Je propose mes articles à 3000 Fcfa, 5000 Fcfa, 8000 Fcfa ou 15 000 Fcfa, selon le prix d’achat. Il y a des périodes mortes, comme ce mois de janvier. Actuellement je fais 20 000 Fcfa de recette. Mais je sais que d’ici le mois de mars, la barre des recettes journalières pourra atteindre 50 000 Fcfa. C’est vrai que l’espace marchand dans lequel nous évoluons a beaucoup de handicaps. Il n’y a pas de toilettes ni d’infrastructures adéquates, pas de véritables organisation des commerçants. Mais on se sent toujours bien, là où il y a son bonheur.

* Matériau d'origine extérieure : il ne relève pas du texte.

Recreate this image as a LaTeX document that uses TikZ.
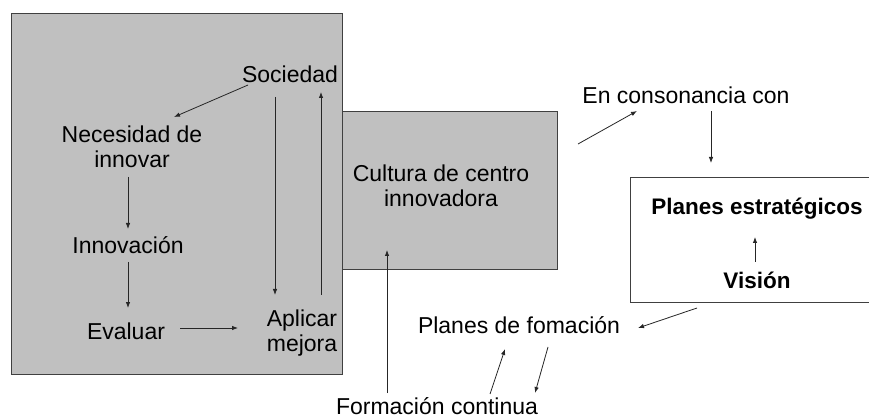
\documentclass[tikz,border=0pt]{standalone}
\usepackage{fontspec}
\setmainfont{Liberation Sans}
\usetikzlibrary{arrows.meta}
\definecolor{boxgray}{HTML}{C0C0C0}
\definecolor{edgegray}{HTML}{404040}
\begin{document}
\begin{tikzpicture}[x=1pt,y=-1pt,
  lbl/.style={inner sep=0pt, outer sep=0pt, font=\fontsize{23}{25}\selectfont, align=center},
  lblb/.style={lbl, font=\fontsize{22.5}{25}\selectfont\bfseries},
  arr/.style={-{Latex[length=6pt,width=4.5pt]}, line width=0.8pt, draw=black!85},
  panel/.style={fill=boxgray, draw=edgegray, line width=0.9pt}]
\useasboundingbox (0,0) rectangle (869,419);
\fill[white] (0,0) rectangle (869,419);
% panels
\draw[panel] (11,13) rectangle (342,374);
\draw[panel] (342,111) rectangle (557,269);
\draw[draw=edgegray, line width=0.9pt, fill=white] (630,177) rectangle (872,302);
% labels
\node[lbl, anchor=base] (soc) at (290,83) {Sociedad};
\node[lbl, anchor=north] (nec) at (132,125.5) {Necesidad de\\innovar};
\node[lbl, anchor=base] (inn) at (128,254) {Innovación};
\node[lbl, anchor=base] (eva) at (126,339) {Evaluar};
\node[lbl, anchor=north] (apl) at (302,310) {Aplicar\\mejora};
\node[lbl, anchor=north] (cul) at (441,164.5) {Cultura de centro\\innovadora};
\node[lbl, anchor=base] (con) at (686,103.5) {En consonancia con};
\node[lblb, anchor=base] (pe) at (757,215) {Planes estratégicos};
\node[lblb, anchor=base] (vis) at (757,289) {Visión};
\node[lbl, anchor=base] (pf) at (519,333) {Planes de fomación};
\node[lbl, anchor=base] (fc) at (437,414) {Formación continua};
% arrow end points
\coordinate (a1s) at (248,85);  \coordinate (a1e) at (174,117);
\coordinate (a2s) at (275,97);  \coordinate (a2e) at (275,295);
\coordinate (a3s) at (321,295); \coordinate (a3e) at (321,92);
\coordinate (a4s) at (128,177); \coordinate (a4e) at (128,229);
\coordinate (a5s) at (128,262); \coordinate (a5e) at (128,308);
\coordinate (a6s) at (180,328); \coordinate (a6e) at (238,328);
\coordinate (a7s) at (387,393); \coordinate (a7e) at (387,250);
\coordinate (a8s) at (578,144); \coordinate (a8e) at (637,111);
\coordinate (a9s) at (711,111); \coordinate (a9e) at (711,163);
\coordinate (a10s) at (755,262); \coordinate (a10e) at (755,237);
\coordinate (a11s) at (697,308); \coordinate (a11e) at (638,328);
\coordinate (a12s) at (490,394); \coordinate (a12e) at (505,349);
\coordinate (a13s) at (548,347); \coordinate (a13e) at (535,393);
% connectors
\draw[arr] (a1s) -- (a1e);
\draw[arr] (a2s) -- (a2e);
\draw[arr] (a3s) -- (a3e);
\draw[arr] (a4s) -- (a4e);
\draw[arr] (a5s) -- (a5e);
\draw[arr] (a6s) -- (a6e);
\draw[arr] (a7s) -- (a7e);
\draw[arr] (a8s) -- (a8e);
\draw[arr] (a9s) -- (a9e);
\draw[arr] (a10s) -- (a10e);
\draw[arr] (a11s) -- (a11e);
\draw[arr] (a12s) -- (a12e);
\draw[arr] (a13s) -- (a13e);
\end{tikzpicture}
\end{document}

Mathias Mouendé Ngamo, à Buea

 Réactions

Kirsty Simanka, vendeuse de vêtements

Kirsty Simanka, vendeuse
Kirsty Simanka, vendeuse

« Les infrastructures sont désuètes »

Je vends des vêtements depuis près de huit ans à Great Soppo. Je fais mes achats deux fois par mois au marché central et au marché des femmes de Douala. Pour m’en sortir lors des ventes, je majore le prix d’achat, pour amortir le transport. Ce qui me déplait au marché Great Soppo, c’est qu’il n’y a pas de toilettes. De plus, les tôles sont toutes usées. Lorsqu’il pleut, nous sommes tous trempés et les clients fuient. Ca diminue notre chiffre de vente. Il faut revoir les infrastructures, elles sont très vieilles. Sinon, le marché est bien grand et riche en différents produits alimentaires.

Jeanette Tegha, vendeuse de poissons fumés

« Il n’y a pas de toilettes »

C’est vrai que les clients disent que nous sommes chères ici à Great Soppo, par rapport aux autres marchés de Buéa. Mais il faut comprendre que Great Soppo est le deuxième plus grand marché du Sud-Ouest, après Munya. Et que nous achetons la plupart de nos marchandises à Douala. Il y a les frais de transport à amortir. Si les coûts sont plus accessibles à Munya, c’est que les vivres proposés proviennent des champs environnants. Il n’y a pas de frais de transport à supporter. En outre, nous sommes dans un marché temporaire. On disait qu’on va délocaliser le marché et le reconstruire. Je ne sais pas ce qu’est devenu le projet. Je souhaite que cela se réalise et que le nouveau marché devienne même journalier. Dans le site actuel, il n’y a pas de toilettes.